Pas de « Gogol » ici ou ailleurs.
(…) Nulle disgrâce ni défaut de fabrication
Même s’il chante faux, ses mots se font légers
(…) Il est l’étincelle venue réveiller les sentiments
Il est celui qui marche devant et que nous suivons
Il a fait mieux : telle une route tracée sur le flanc d’une montagne verticale, il a tracé dans sa vie et la nôtre un perpétuel arc-en-ciel, un amour qui dément la brutalité et la bêtise. »
Tahar Ben Jelloun

 

Il est plus facile de désintégrer un atome qu’un préjugé

Dieu sait si elle peut être bête et brute, notre société, engoncée qu’elle est dans ses principes, lois dites immuables, tabous, règles, étiquettes et tiroirs, qui « appellent barbarie ce qui n’est pas de leur usage »… Cette phrase de Montaigne, enfant d’Aquitaine, a été choisie de longue date par mes amis pour clore tous leurs e-mails.

 

Statue de Montaigne à l’Esplanade des Quinconces, Bordeaux

 

Outre le désir de mettre en avant les belles et grandes lettres d’un enfant du pays, je sais que leur choix de citation a été guidé par une philosophie opposée à tout préjugé, dont ils ont si souvent été victimes. D’abord ceux que l’on sent dans les non-dits, les gestes et les regards adressés à « l’enfant différente » de la famille, cet être dont l’exquise sensibilité sera à jamais inaccessible pour les étroits d’esprit qui bâillonnent leur coeur et barrent leur regard. Au lendemain du mariage, par exemple, cette jeune fille a bouleversé tout le monde en se lançant dans un discours-déclaration d’amour à sa mère qui fêtait son anniversaire… Ces satanés préjugés ont aussi parfois grevé la joie du couple franco-marocain en terre de France ou d'ailleurs par des remarques, attitudes ou lois divisant les gens selon leur condition ou origine, mais la force de leur union s’est nourrie chaque jour d’un amour indéfectible et grandissant qui leur a fait surmonter tous les obstacles. Aujourd'hui la photo de la joie de cette famille franco-berbéro-marocaine en dit long sur la force des sentiments…

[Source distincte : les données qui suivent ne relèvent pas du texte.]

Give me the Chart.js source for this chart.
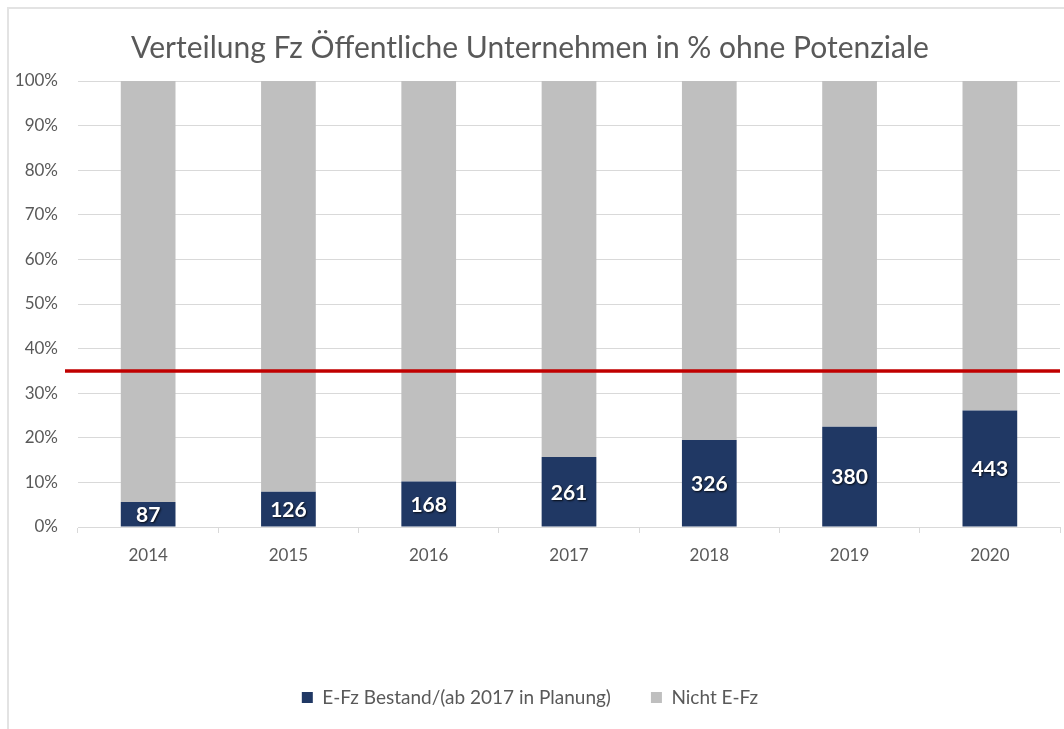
<!DOCTYPE html>
<html>
<head>
<meta charset="utf-8">
<script src="https://cdn.jsdelivr.net/npm/chart.js@4/dist/chart.umd.min.js"></script>
<style>
    body { margin: 0; background: #fff; }
    #wrap { position: relative; width: 1064px; height: 729px; }
    #frame { position: absolute; left: 7px; top: 7px; width: 1070px; height: 730px;
             border-left: 2px solid #e3e3e3; border-top: 2px solid #e3e3e3; pointer-events: none; }
</style>
</head>
<body>
<div id="wrap">
    <canvas id="fz-chart" width="1064" height="729"></canvas>
    <div id="frame"></div>
</div>
<script>
const years = ['2014', '2015', '2016', '2017', '2018', '2019', '2020'];
// share of E-Fz in %
const efzShare = [5.6, 7.9, 10.2, 15.7, 19.5, 22.5, 26.1];
const nichtShare = [94.4, 92.1, 89.8, 84.3, 80.5, 77.5, 73.9];
// vehicle counts printed inside the blue bars
const efzCount = [87, 126, 168, 261, 326, 380, 443];
const targetLine = 35;

const fontFamily = 'Lato, "Open Sans", sans-serif';
const textColor = '#595959';
const gridColor = '#d9d9d9';

const barLabels = {
    id: 'barLabels',
    afterDatasetsDraw(chart) {
        const ctx = chart.ctx;
        const meta = chart.getDatasetMeta(0);
        ctx.save();
        ctx.font = 'bold 21px ' + fontFamily;
        ctx.textAlign = 'center';
        ctx.textBaseline = 'middle';
        ctx.shadowColor = 'rgba(0,0,0,0.8)';
        ctx.shadowOffsetX = 1;
        ctx.shadowOffsetY = 1;
        ctx.shadowBlur = 2;
        ctx.fillStyle = '#ffffff';
        meta.data.forEach((bar, i) => {
            const mid = (bar.y + bar.base) / 2;
            ctx.fillText(String(efzCount[i]), bar.x, mid + 1);
        });
        ctx.restore();
    }
};

const redLine = {
    id: 'redLine',
    afterDatasetsDraw(chart) {
        const ctx = chart.ctx;
        const y = chart.scales.y.getPixelForValue(targetLine);
        ctx.save();
        ctx.strokeStyle = '#c00000';
        ctx.lineWidth = 3.5;
        ctx.beginPath();
        ctx.moveTo(chart.chartArea.left - 13, y);
        ctx.lineTo(chart.chartArea.right, y);
        ctx.stroke();
        ctx.restore();
    }
};

const ctx = document.getElementById('fz-chart').getContext('2d');

new Chart(ctx, {
    type: 'bar',
    data: {
        labels: years,
        datasets: [
            {
                label: 'E-Fz Bestand/(ab 2017 in Planung)',
                data: efzShare,
                backgroundColor: '#203864',
                barPercentage: 0.39,
                categoryPercentage: 1.0,
            },
            {
                label: 'Nicht E-Fz',
                data: nichtShare,
                backgroundColor: '#bfbfbf',
                barPercentage: 0.39,
                categoryPercentage: 1.0,
            }
        ]
    },
    options: {
        responsive: false,
        animation: false,
        layout: {
            padding: { left: 0, right: 4, top: 0, bottom: 12 }
        },
        plugins: {
            title: {
                display: true,
                text: 'Verteilung Fz Öffentliche Unternehmen in % ohne Potenziale',
                color: textColor,
                font: { family: fontFamily, size: 30, weight: 'normal' },
                padding: { top: 30, bottom: 15 }
            },
            legend: {
                position: 'bottom',
                labels: {
                    color: textColor,
                    font: { family: fontFamily, size: 19 },
                    boxWidth: 11,
                    boxHeight: 11,
                    padding: 40,
                }
            },
            tooltip: { enabled: false }
        },
        scales: {
            x: {
                stacked: true,
                grid: {
                    display: true,
                    drawOnChartArea: false,
                    drawTicks: true,
                    tickLength: 6,
                    color: gridColor,
                    offset: true,
                },
                border: { display: true, color: gridColor, width: 1 },
                ticks: {
                    color: textColor,
                    font: { family: fontFamily, size: 17 },
                    padding: 12,
                },
                afterFit: (scale) => { scale.height = 121; }
            },
            y: {
                stacked: true,
                min: 0,
                max: 100,
                grid: {
                    color: gridColor,
                    drawTicks: false,
                },
                border: { display: false },
                ticks: {
                    stepSize: 10,
                    color: textColor,
                    font: { family: fontFamily, size: 17 },
                    padding: 20,
                    callback: (v) => v + '%'
                },
                afterFit: (scale) => { scale.width = 78; }
            }
        }
    },
    plugins: [barLabels, redLine]
});
</script>
</body>
</html>
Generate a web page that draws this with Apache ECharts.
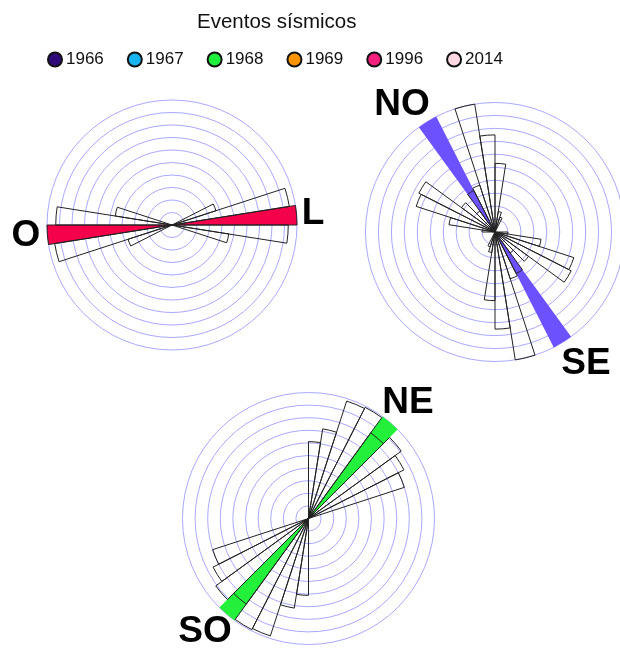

Par souci de discrétion mais aussi par crainte de dénoter dans cette société française de plus en plus obnubilée par sa phobie des « signes ostentatoires musulmans, oups, pardon, religieux… », le père de la mariée était réticent à ce qu’elle porte autre chose que l’habit occidental à la mairie. Mais le soir venu, à la salle des fêtes, c’est en magnifique caftan qu’elle réapparut aux bras de son époux revêtu de la djellaba des grands jours pour un tendre baiser volé sous une lune qui aurait bien des secrets à raconter…

 

 

J’aime penser que la lune est là même si je ne la regarde pas

Quand les traces de nos pas se seront estompées sur la grève de la Garonne bordelaise,

 

 

quand de notre passage dans les rues d’Aquitaine ne subsisteront plus que des ombres enveloppant le souvenir des pierres,

 

 

quand d’autres amoureux se jetteront à l’eau pour prononcer le « sí, quiero » face au maire, au curé, au rabbin ou à l’adoul,

 

 

je sais que nos amis se souviendront, dans cette Bordeaux que nous découvrîmes pour les y voir sceller leur union, de chacune des secondes de cette journée pas comme les autres. Depuis la distance, nos meilleurs souhaits, nos réflexions émues ou nos délires les plus surréalistes les accompagneront chaque matin par le biais de mots doux que nous avons rédigés pour eux sur les petits papiers enveloppant les sucres qui fondront dans leur café du petit-déjeuner…

 

 

 

Au vu de la montagne de glucose coloré qui s’empila sur les tables, je sais que la douceur quotidienne de notre amitié leur est assurée pour de longs mois, même en l’absence de nouvelles fraîches. Et une fois épuisé leur stock sucré, ils pourront alors puiser dans les nombreuses instantanées qui ont capturé les images du bonheur que, par pudeur, je ne livrerai ici que via les mots, des mots qui, je l’espère, sauront refléter la beauté d’une histoire vraie, forte et belle, illustrant à merveille la relativité suprême car, comme le dit Einstein et pour clore cette première partie de mes réflexions,

Quiconque prétend s'ériger en juge de la vérité et du savoir s’expose à périr sous les éclats de rire des dieux puisque nous ignorons comment sont réellement les choses et que nous n’en connaissons que la représentation que nous nous en faisons.